Angeregt durch die Geschichte am Vorabend haben wir uns auch zur Teilnahme an einer Werbefahrt entschlossen. Wir suchen uns etwas mit Höhlen und romantischen Fischerdörfern aus. Da der Eintritt zu den Höhlen allein normalerweise 800 Peseten kostet, sind wir mit 1000 Peseten alles inklusive doch sehr preiswert dran.

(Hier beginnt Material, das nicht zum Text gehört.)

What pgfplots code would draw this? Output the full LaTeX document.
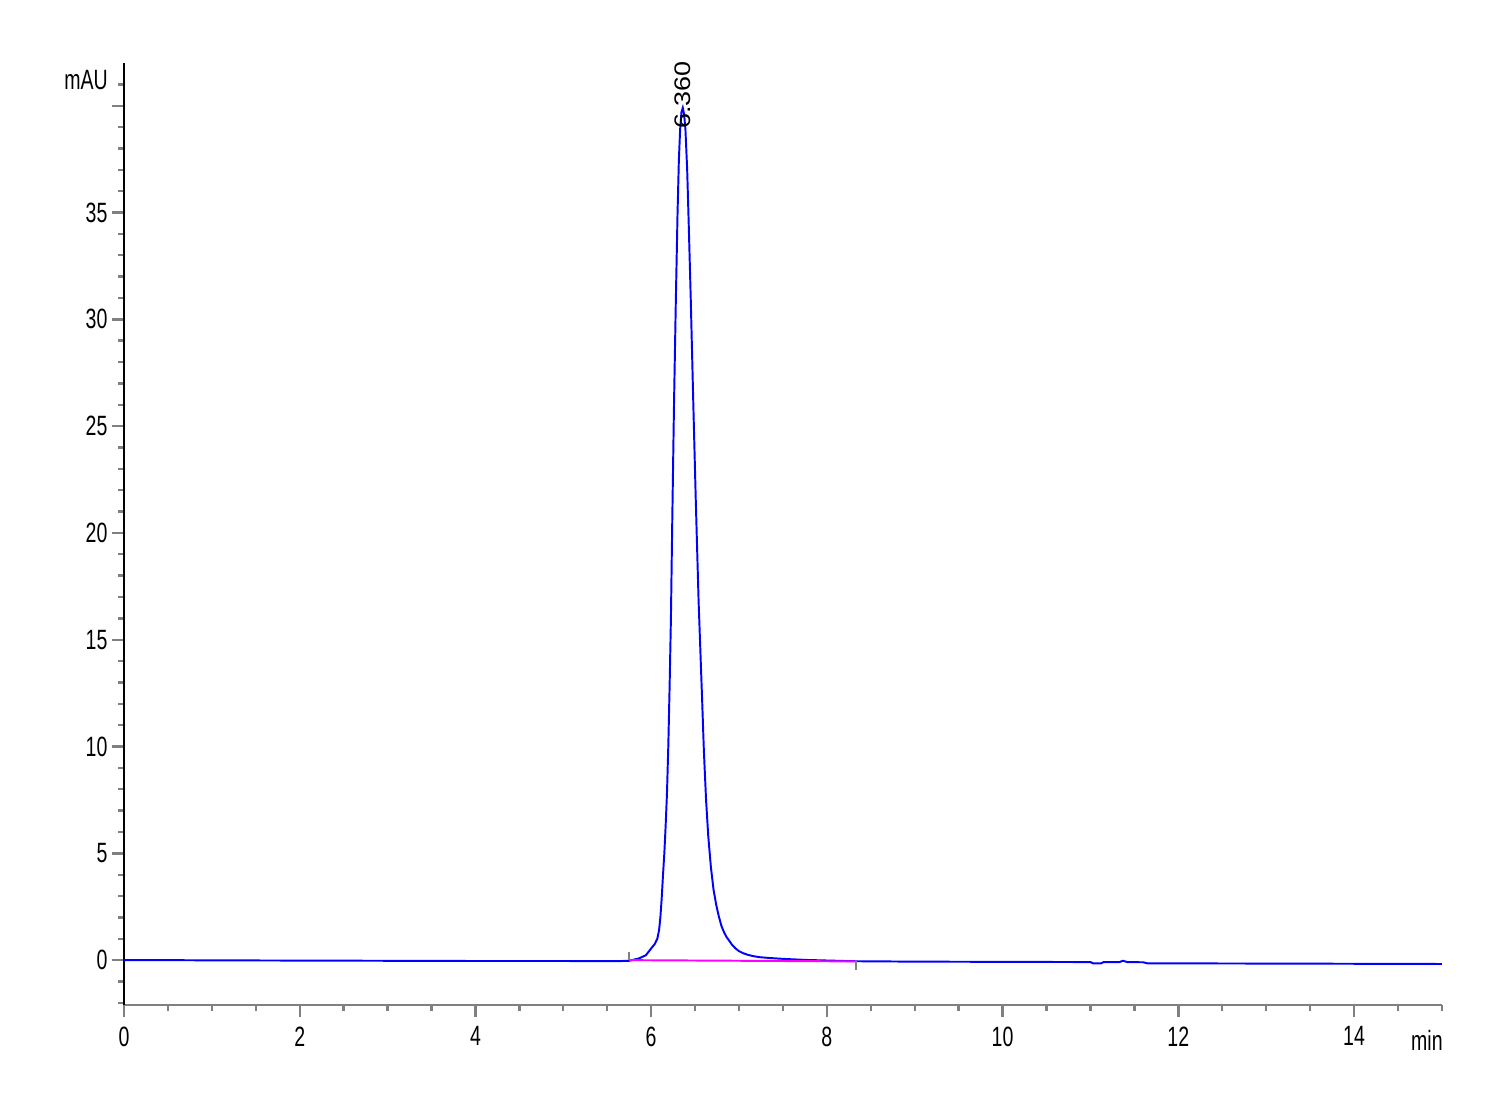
\documentclass[border=0pt]{standalone}
\usepackage{fontspec}
\setmainfont{Liberation Sans}[FakeStretch=0.7]
\newfontfamily\peakfont{Liberation Sans}[FakeStretch=1.2]
\usepackage{pgfplots}
\pgfplotsset{compat=1.18}
\definecolor{tickgray}{RGB}{128,128,128}
\definecolor{chromblue}{RGB}{0,0,255}
\definecolor{basemag}{RGB}{255,0,255}
\begin{document}
\begin{tikzpicture}
\begin{axis}[
  at={(0,0)}, anchor=south west,
  scale only axis,
  width=439.3pt, height=314pt,
  xmin=0, xmax=15, ymin=-2.1, ymax=42,
  axis x line=bottom, axis y line=left,
  x axis line style={-, tickgray, line width=0.9pt},
  y axis line style={-, black, line width=0.7pt},
  tick align=outside,
  major tick length=4pt, minor tick length=2pt,
  every tick/.style={tickgray, line width=0.8pt},
  xtick={0,2,...,14},
  minor xtick={0,0.5,...,15},
  ytick={0,5,...,40},
  yticklabels={0,5,10,15,20,25,30,35,{}},
  minor ytick={-2,-1,...,41},
  tick label style={font=\fontsize{9.3}{11}\selectfont, text=black},
  /pgf/number format/assume math mode=true,
  xticklabel style={yshift=0.3pt},
  yticklabel style={xshift=2pt},
  clip=false,
]
% main chromatogram trace
\addplot[chromblue, line width=0.65pt] coordinates {
(0,0.0) (0.5,0.0) (1,-0.01) (2,-0.02) (3,-0.03) (4,-0.04) (5,-0.04) (5.6,-0.05)
(5.75,-0.03) (5.86,0.08) (5.94,0.23) (6.01,0.6) (6.04,0.75) (6.07,1.0)
(6.09,1.4) (6.105,2.0) (6.12,2.9) (6.135,4.0) (6.15,5.0) (6.165,6.3)
(6.18,7.8) (6.195,10.0) (6.21,12.8) (6.225,16.0) (6.24,20.5) (6.26,26.0)
(6.281,30.9) (6.30,34.9) (6.315,37.4) (6.33,38.9) (6.345,39.7) (6.36,39.9)
(6.375,39.6) (6.39,38.9) (6.41,37.0) (6.43,34.1) (6.451,30.9) (6.48,26.0)
(6.508,21.5) (6.54,16.8) (6.58,12.2) (6.60,9.8) (6.625,7.5) (6.65,5.8)
(6.68,4.35) (6.71,3.3) (6.74,2.6) (6.77,2.05) (6.80,1.6) (6.83,1.3)
(6.86,1.07) (6.89,0.9) (6.92,0.72) (6.96,0.55) (7.0,0.42) (7.05,0.32)
(7.1,0.25) (7.16,0.19) (7.23,0.14) (7.35,0.1) (7.5,0.06) (7.76,0.01)
(8.3,-0.05) (9,-0.07) (10,-0.08) (11.0,-0.09) (11.03,-0.15) (11.12,-0.15)
(11.15,-0.09) (11.33,-0.09) (11.37,-0.03) (11.42,-0.09) (11.6,-0.1)
(11.65,-0.15) (13,-0.16) (15,-0.18)
};
% integration baseline
\addplot[basemag, line width=0.65pt] coordinates {(5.75,0.0) (8.33,-0.06)};
% integration start / end markers
\addplot[tickgray, line width=0.8pt] coordinates {(5.75,0.0) (5.75,0.4)};
\addplot[tickgray, line width=0.8pt] coordinates {(8.33,-0.06) (8.33,-0.45)};
% peak label
\node[rotate=90, anchor=west, inner sep=0pt, font=\peakfont\fontsize{7.5}{9}\selectfont]
  at (axis cs:6.36,38.9) {6.360};
\node[font=\fontsize{9.3}{11}\selectfont] at (rel axis cs:-0.0288,0.982) {mAU};
\node[font=\fontsize{9.3}{11}\selectfont] at (rel axis cs:0.9886,-0.038) {min};
\end{axis}
\useasboundingbox (-41.33pt,-31.67pt) rectangle (458.67pt,335pt);
\end{tikzpicture}
\end{document}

Pünktlich gegen 9 Uhr finden wir uns auf dem Platz Maria Dolores ein, wo die Busse ihre Kundschaft einsammeln. Vorne weg fahren mit Pkws immer ein paar Einpeitscher, die den gleich eintreffenden Bus ankündigen und anpreisen. "Wir warten auf Valentino Reisen" sagen wir zu einem dieser konkurenzbedachten Vornewegfahrer. "Schon weg!" wird uns einfach entgegengehalten, wohl in der Hoffnung, daß wir dann resignierend unsere Pläne ändern. Gleich darauf biegt natürlich Valentino Reisen um die Ecke und ein junger Herr nimmt uns in den noch fast leeren Bus auf.

Beim Hotel Palmira Beach wird er aber voll, da steigt ein Gesangsverein aus Duisburg ein. Ein beleibter Herr dieser Gruppe wird noch eine Schlüsselrolle spielen, denn er ist seit 30 Jahren Dekorateur.

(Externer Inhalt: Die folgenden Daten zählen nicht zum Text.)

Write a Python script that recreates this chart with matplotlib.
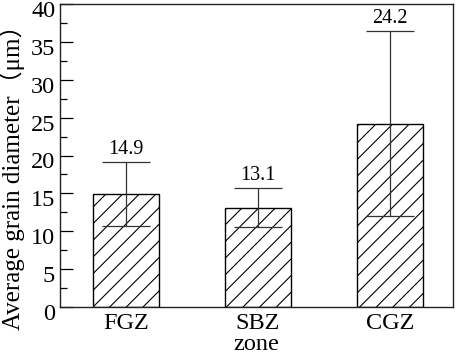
import matplotlib
matplotlib.use('Agg')
import matplotlib.pyplot as plt
import matplotlib.transforms as mtrans
import numpy as np
from matplotlib.ticker import MultipleLocator

# data
zones = ['FGZ', 'SBZ', 'CGZ']
mean_d = [14.9, 13.1, 24.2]
err_d = [4.2, 2.6, 12.2]

plt.rcParams['font.family'] = ['Liberation Serif', 'Noto Sans CJK SC']
plt.rcParams['hatch.linewidth'] = 0.8

fig = plt.figure(figsize=(4.57, 3.55), dpi=100)
ax = fig.add_axes([60 / 457, 1 - 307 / 355, 393 / 457, 303 / 355])

x = np.arange(len(zones))
ax.bar(x, mean_d, width=0.5, color='white', edgecolor='black',
       linewidth=1.0, hatch='//')
ax.errorbar(x, mean_d, yerr=err_d, fmt='none', ecolor='#333333',
            elinewidth=0.9, capsize=17, capthick=0.9)

# value labels sit on top of the upper caps
for xi, m, e in zip(x, mean_d, err_d):
    ax.text(xi, m + e + 0.4, f'{m:.1f}', ha='center', va='bottom',
            fontsize=14.5)

ax.set_xlim(-0.5, 2.48)
ax.set_ylim(0, 40)
ax.set_xticks(x)
ax.set_xticklabels(zones, fontsize=17.5)
ax.tick_params(axis='x', length=0, pad=4)

ax.yaxis.set_major_locator(MultipleLocator(5))
ax.yaxis.set_minor_locator(MultipleLocator(2.5))
ax.tick_params(axis='y', which='major', direction='in', length=9.5,
               width=0.9, labelsize=17.5, pad=3.5)
ax.tick_params(axis='y', which='minor', direction='in', length=5,
               width=0.9)

# tick labels in the reference sit a little below their ticks
shift = mtrans.ScaledTranslation(0, -0.05, fig.dpi_scale_trans)
for lab in ax.get_yticklabels():
    lab.set_transform(lab.get_transform() + shift)

ax.set_xlabel('zone', fontsize=17.5, labelpad=0.5)
ax.set_ylabel('Average grain diameter（μm）', fontsize=18)
ax.yaxis.set_label_coords(-0.088, 0.449)

for s in ax.spines.values():
    s.set_linewidth(1.0)
    s.set_color('#222222')

fig.savefig('out.png', dpi=100)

Zunächst stellt sich unser Reiseleiter vor, er heißt Max und ist Holländer. Heute morgen ist er wegen des unerwarteten Andrangs etwas überfordert, so sind die unterwegs gegebenen Informationen eher spärlich. Das ist nicht ganz so schlimm, weil wir hauptsächlich durch das Industriegebiet von Palma fahren. Da gibt es das größte Fußballstadion der Welt, weil es nie voll werde, und ein "Hotel" mit vergitterten Fenstern, das müßte eigentlich fünf Sterne haben, weil es immer voll belegt sei.

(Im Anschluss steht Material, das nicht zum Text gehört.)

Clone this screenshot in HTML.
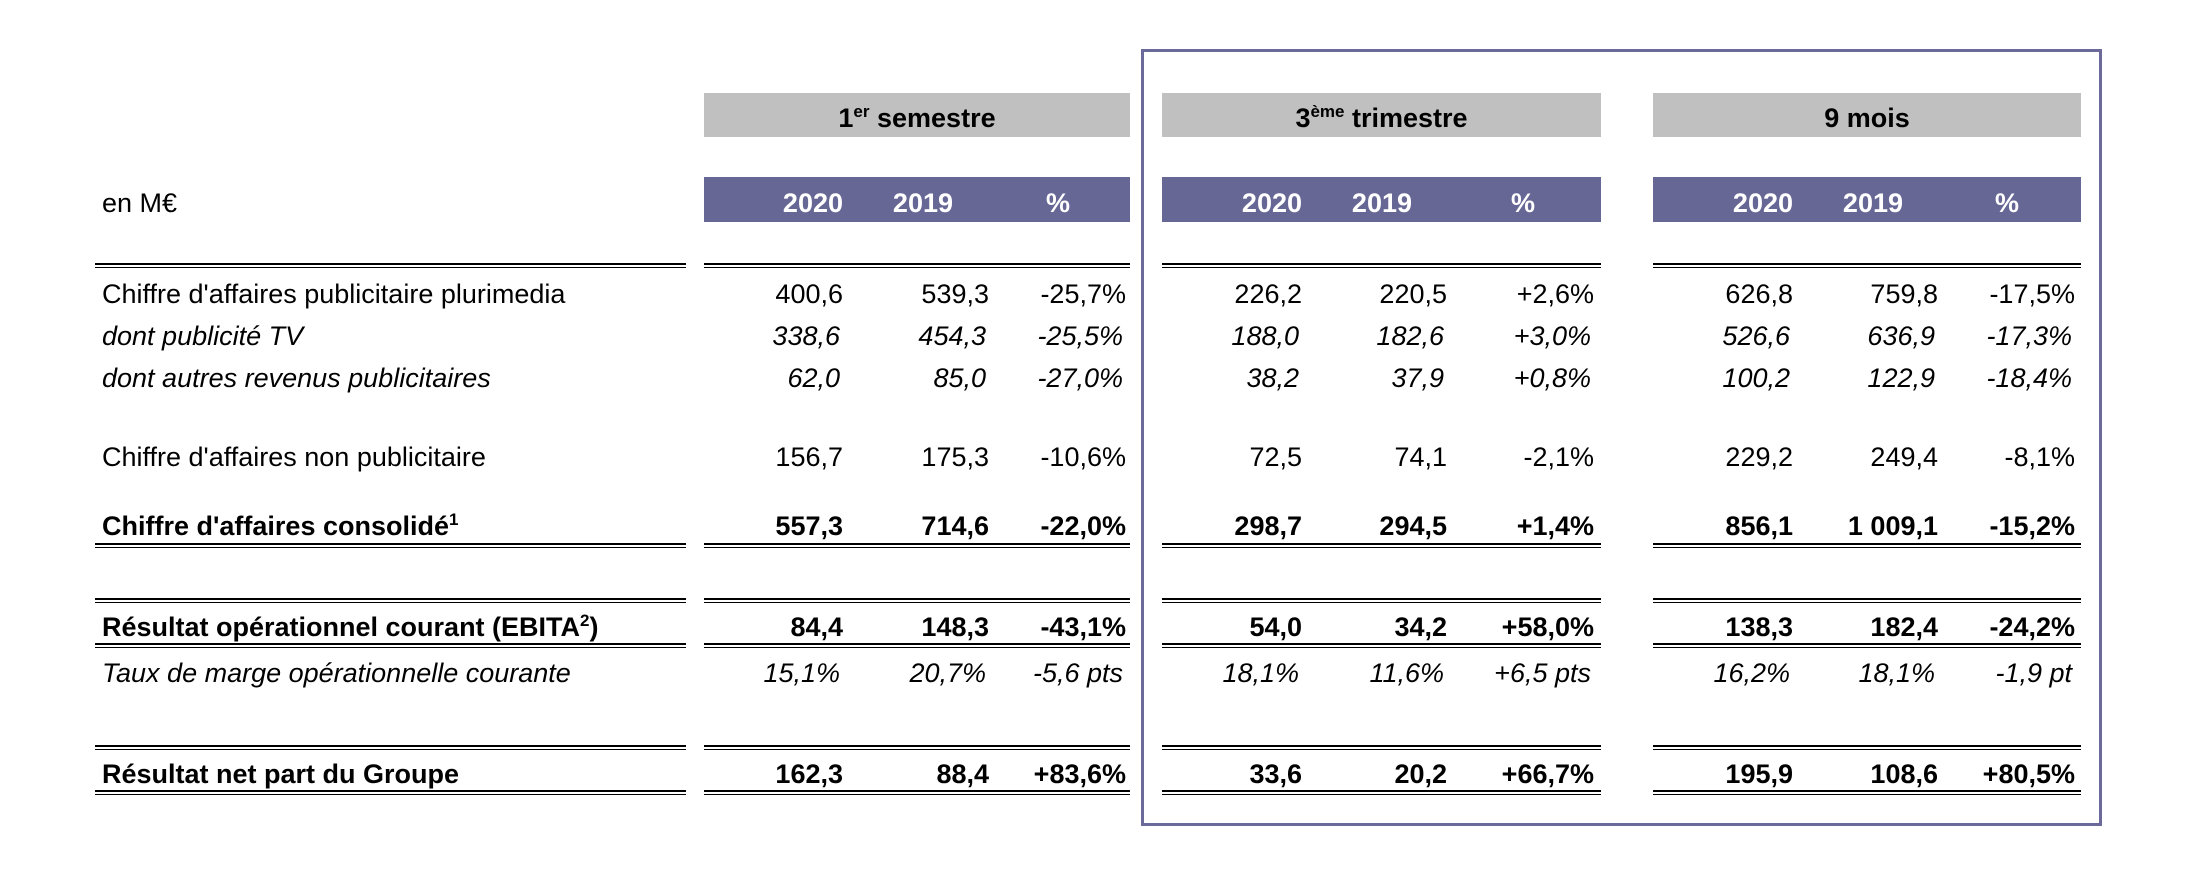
<!DOCTYPE html>
<html><head><meta charset="utf-8"><style>
body{margin:0;width:2196px;height:874px;background:#fff;position:relative;overflow:hidden;font-family:"Liberation Sans",Arial,sans-serif;font-size:27px;color:#000}
div{position:absolute}
.t{line-height:30px;white-space:nowrap}
.dl{height:2px;border-top:2px solid #000;border-bottom:1px solid #000}
.gray{background:#c0c0c0;top:93px;height:44px;font-weight:bold;text-align:center;line-height:50px;font-size:27px}
.pur{background:#676796;top:177px;height:45px;color:#fff;font-weight:bold}
.i{font-style:italic}.b{font-weight:bold}
sup{font-size:17px;line-height:0;vertical-align:10px}
</style></head><body>
<div style="left:1141px;top:49px;width:955px;height:771px;border:3px solid #6b6a9a"></div>

<div class="gray" style="left:704px;width:426px">1<sup>er</sup> semestre</div>
<div class="gray" style="left:1162px;width:439px">3<sup>ème</sup> trimestre</div>
<div class="gray" style="left:1653px;width:428px">9 mois</div>

<div class="pur" style="left:704px;width:426px"></div>
<div class="pur" style="left:1162px;width:439px"></div>
<div class="pur" style="left:1653px;width:428px"></div>

<div class="t" style="left:102px;top:188px">en M€</div>
<div id="c"></div>
<script>
var H='';
function T(x,y,s,cls,right,extra){H+='<div class="t '+(cls||'')+'" style="'+(extra||'')+(right?'right:'+(2196-x)+'px':'left:'+x+'px')+';top:'+(y-15)+'px">'+s+'</div>';}
var hdr=[[843,953,1070],[1302,1412,1535],[1793,1903,2019]];
hdr.forEach(function(a){
 T(a[0],203,'2020','b',true,'color:#fff;');
 T(a[1],203,'2019','b',true,'color:#fff;');
 T(a[2],203,'%','b',true,'color:#fff;');
});
var segs=[[95,686],[704,1130],[1162,1601],[1653,2081]];
[263,543,598,643,745,790].forEach(function(y){segs.forEach(function(s){H+='<div class="dl" style="left:'+s[0]+'px;width:'+(s[1]-s[0])+'px;top:'+y+'px"></div>';});});
var cols=[843,989,1126,1302,1447,1594,1793,1938,2075];
var rows=[
[294,'',"Chiffre d'affaires publicitaire plurimedia",['400,6','539,3','-25,7%','226,2','220,5','+2,6%','626,8','759,8','-17,5%']],
[336,'i',"dont publicité TV",['338,6','454,3','-25,5%','188,0','182,6','+3,0%','526,6','636,9','-17,3%']],
[378,'i',"dont autres revenus publicitaires",['62,0','85,0','-27,0%','38,2','37,9','+0,8%','100,2','122,9','-18,4%']],
[457,'',"Chiffre d'affaires non publicitaire",['156,7','175,3','-10,6%','72,5','74,1','-2,1%','229,2','249,4','-8,1%']],
[526,'b',"Chiffre d'affaires consolidé<sup>1</sup>",['557,3','714,6','-22,0%','298,7','294,5','+1,4%','856,1','1 009,1','-15,2%']],
[627,'b',"Résultat opérationnel courant (EBITA<sup>2</sup>)",['84,4','148,3','-43,1%','54,0','34,2','+58,0%','138,3','182,4','-24,2%']],
[673,'i',"Taux de marge opérationnelle courante",['15,1%','20,7%','-5,6 pts','18,1%','11,6%','+6,5 pts','16,2%','18,1%','-1,9 pt']],
[774,'b',"Résultat net part du Groupe",['162,3','88,4','+83,6%','33,6','20,2','+66,7%','195,9','108,6','+80,5%']]
];
rows.forEach(function(r){
 T(102,r[0],r[2],r[1],false);
 r[3].forEach(function(v,k){T(cols[k]-(r[1]=='i'?3:0),r[0],v,r[1],true);});
});
document.getElementById('c').outerHTML=H;
</script>
</body></html>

Unter diesen Späßen fahren wir mit dem Bus auf eine ehemalige Radrennbahn vor einer Fabrik in einem Ort mit dem schönen Namen Sta. Maria del Cami. Von diesem schönen Namen haben wir herzlich wenig, weil die Gruppe sogleich in das Gebäude und in einen Vortragsraum gelotst wird. Nun offenbart sich bereits das Geheimnis: Unter- Ober- Zwischenbett, Kopfkissen und Rheumadecken erwarten den erwartungsvollen Gast. Uns zugeteilt wird eine hochgewachsene Dame namens Dagmar, sie kommt aus Mülheim Dülmen, bei einem Urlaub vor 7 Jahren ist sie hier an einem Spanier hängengeblieben. Die Gute preist uns nun unter allerhand Gegrabbel mit den garantiert 100 prozentigen Naturprodukten die Betten an, alles Kaschmir oder sowas. Schließlich kokelt sie sogar mit einem Feuerzeug herum, um zu beweisen, daß da nichts Feuer fangen kann.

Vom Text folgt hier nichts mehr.